Las conversaciones se habían acabado, ahora sólo reinaba el silencio, triste pero agradable, como una película romántica. En la película nos quedaríamos ahí, pasando a los créditos y sin dejar ver el resto de la historia; los días tristes. Como no era una película, nadie nos sacó de allí, ni siquiera cuando la fiebre le subió tanto que se desmayó.
A pesar de que fue una negligencia, no llamé a la ambulancia, ni a un médico, ni siquiera a algún vecino. No quería que nuestro pequeño paraíso personal se viera lleno de gente haciendo preguntas, y me había avisado de que pasaría. Cargué con ella cuatro kilómetros, hasta que llegamos al punto donde habíamos dejado el coche, casi un día atrás. La dejé en el asiento del copiloto y conseguí arrancar la vieja tartana. Recuperó la consciencia a trece kilómetros de su casa.
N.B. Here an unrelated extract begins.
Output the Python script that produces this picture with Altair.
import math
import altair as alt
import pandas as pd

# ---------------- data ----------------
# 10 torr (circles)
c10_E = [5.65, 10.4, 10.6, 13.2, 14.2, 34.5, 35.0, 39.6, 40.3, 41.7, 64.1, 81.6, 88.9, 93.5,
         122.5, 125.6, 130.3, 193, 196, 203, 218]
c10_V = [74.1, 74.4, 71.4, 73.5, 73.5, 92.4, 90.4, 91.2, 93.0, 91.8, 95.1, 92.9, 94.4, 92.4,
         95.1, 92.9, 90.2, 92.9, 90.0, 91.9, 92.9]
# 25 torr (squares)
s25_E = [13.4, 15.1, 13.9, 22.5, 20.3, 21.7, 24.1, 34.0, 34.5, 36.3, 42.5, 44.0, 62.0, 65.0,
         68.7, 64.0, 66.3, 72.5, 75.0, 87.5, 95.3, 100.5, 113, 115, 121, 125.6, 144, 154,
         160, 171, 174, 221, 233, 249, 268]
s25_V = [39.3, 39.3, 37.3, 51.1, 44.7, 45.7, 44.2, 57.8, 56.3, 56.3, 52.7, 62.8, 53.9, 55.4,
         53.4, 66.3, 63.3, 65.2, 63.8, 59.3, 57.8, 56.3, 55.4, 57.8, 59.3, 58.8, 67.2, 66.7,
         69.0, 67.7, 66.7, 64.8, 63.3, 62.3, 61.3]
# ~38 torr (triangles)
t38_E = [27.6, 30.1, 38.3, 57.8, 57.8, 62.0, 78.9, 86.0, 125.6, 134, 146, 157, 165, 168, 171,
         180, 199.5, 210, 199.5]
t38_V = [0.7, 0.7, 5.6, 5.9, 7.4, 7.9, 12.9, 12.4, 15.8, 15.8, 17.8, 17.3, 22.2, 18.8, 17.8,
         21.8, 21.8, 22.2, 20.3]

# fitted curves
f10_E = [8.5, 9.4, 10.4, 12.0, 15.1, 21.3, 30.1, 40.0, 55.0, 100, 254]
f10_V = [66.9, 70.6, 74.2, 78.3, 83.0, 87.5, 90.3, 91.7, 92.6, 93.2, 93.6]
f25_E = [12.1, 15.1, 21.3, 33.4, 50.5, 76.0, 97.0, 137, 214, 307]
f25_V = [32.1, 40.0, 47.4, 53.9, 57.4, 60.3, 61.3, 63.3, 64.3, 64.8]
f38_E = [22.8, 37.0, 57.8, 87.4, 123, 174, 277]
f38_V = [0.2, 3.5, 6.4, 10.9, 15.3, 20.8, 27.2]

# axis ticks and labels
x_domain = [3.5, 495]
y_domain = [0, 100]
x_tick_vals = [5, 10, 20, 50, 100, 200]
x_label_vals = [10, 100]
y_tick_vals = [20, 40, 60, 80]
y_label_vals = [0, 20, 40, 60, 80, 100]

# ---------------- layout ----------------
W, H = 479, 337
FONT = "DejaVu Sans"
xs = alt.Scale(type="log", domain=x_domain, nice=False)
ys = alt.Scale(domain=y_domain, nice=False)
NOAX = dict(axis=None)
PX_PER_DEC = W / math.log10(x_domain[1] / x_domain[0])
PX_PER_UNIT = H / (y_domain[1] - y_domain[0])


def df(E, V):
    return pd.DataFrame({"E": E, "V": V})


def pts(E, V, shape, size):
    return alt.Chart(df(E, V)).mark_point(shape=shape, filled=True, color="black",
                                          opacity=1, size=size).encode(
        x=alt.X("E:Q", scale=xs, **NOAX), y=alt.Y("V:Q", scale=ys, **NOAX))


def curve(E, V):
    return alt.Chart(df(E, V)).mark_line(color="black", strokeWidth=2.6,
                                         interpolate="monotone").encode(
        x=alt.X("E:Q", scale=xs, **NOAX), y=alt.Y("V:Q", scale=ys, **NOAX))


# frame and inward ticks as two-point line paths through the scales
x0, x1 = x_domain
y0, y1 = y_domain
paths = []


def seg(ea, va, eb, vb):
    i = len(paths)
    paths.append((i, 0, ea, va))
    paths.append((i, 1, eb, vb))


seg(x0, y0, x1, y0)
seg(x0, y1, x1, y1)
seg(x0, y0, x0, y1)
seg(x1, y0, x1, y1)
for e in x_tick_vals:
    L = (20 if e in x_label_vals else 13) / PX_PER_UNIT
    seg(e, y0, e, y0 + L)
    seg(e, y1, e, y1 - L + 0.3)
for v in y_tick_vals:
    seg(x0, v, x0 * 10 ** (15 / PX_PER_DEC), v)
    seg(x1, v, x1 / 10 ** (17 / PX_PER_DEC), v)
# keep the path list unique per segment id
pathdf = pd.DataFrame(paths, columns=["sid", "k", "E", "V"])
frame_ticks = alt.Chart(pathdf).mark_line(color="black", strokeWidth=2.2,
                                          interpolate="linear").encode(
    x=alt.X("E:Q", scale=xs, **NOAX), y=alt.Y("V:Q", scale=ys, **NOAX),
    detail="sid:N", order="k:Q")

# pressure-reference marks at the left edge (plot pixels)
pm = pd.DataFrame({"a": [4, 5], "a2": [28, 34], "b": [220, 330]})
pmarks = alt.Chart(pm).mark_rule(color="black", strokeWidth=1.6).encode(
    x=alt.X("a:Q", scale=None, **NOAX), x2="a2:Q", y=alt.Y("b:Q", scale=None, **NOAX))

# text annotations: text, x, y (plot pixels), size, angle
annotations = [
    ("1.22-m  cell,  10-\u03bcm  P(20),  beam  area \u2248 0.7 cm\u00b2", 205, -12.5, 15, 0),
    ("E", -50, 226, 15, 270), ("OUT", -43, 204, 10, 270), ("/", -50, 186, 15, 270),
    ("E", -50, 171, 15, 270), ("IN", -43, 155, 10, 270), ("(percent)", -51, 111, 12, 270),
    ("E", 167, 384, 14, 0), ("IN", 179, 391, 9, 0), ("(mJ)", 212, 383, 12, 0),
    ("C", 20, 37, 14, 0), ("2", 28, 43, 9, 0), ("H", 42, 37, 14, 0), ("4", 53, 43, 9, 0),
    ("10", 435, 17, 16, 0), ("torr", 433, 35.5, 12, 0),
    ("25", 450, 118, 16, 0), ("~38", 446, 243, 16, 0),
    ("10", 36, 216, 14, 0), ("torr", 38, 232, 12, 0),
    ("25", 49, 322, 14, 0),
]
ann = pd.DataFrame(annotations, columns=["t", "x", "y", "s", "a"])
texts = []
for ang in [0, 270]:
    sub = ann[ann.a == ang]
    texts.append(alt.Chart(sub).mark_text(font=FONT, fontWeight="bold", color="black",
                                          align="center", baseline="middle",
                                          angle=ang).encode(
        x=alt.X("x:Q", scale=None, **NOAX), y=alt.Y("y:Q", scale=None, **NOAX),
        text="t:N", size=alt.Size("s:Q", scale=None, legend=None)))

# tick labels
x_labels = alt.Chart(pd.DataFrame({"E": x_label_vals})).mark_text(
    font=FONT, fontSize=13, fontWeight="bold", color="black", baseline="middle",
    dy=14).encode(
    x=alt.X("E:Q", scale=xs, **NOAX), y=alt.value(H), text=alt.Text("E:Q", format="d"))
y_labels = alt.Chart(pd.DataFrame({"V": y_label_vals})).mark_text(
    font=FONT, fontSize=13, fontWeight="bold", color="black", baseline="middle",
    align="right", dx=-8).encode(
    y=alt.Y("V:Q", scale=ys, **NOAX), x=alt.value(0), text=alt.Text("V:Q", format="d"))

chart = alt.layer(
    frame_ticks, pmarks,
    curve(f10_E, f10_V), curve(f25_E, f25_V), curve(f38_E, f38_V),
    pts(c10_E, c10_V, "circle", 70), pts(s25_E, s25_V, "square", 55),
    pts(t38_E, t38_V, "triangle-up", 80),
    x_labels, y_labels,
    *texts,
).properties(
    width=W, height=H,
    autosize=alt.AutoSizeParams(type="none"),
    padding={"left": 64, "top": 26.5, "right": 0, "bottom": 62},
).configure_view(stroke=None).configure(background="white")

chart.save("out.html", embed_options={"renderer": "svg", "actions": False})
Habíamos pasado muchas noches juntos pero, no obstante, creo que esa fue la mejor; no tenía fuerzas, ni color en las mejillas, estaba ligeramente mareada y desorientada; y sin embargo, estaba conmigo. Cada vez que sentía su respiración en mi pecho, sus finos dedos recorriendo mi pelo, sus labios sobre mi clavícula... Cada vez que abría los ojos y veía que en efecto, estaba ahí, todo iba bien.
No obstante, cuando abro los ojos ahora, me veo solo, sentado en una piedra con el cuerpo agarrotado y sudoroso. Me río, porque sé que ella lo habría hecho.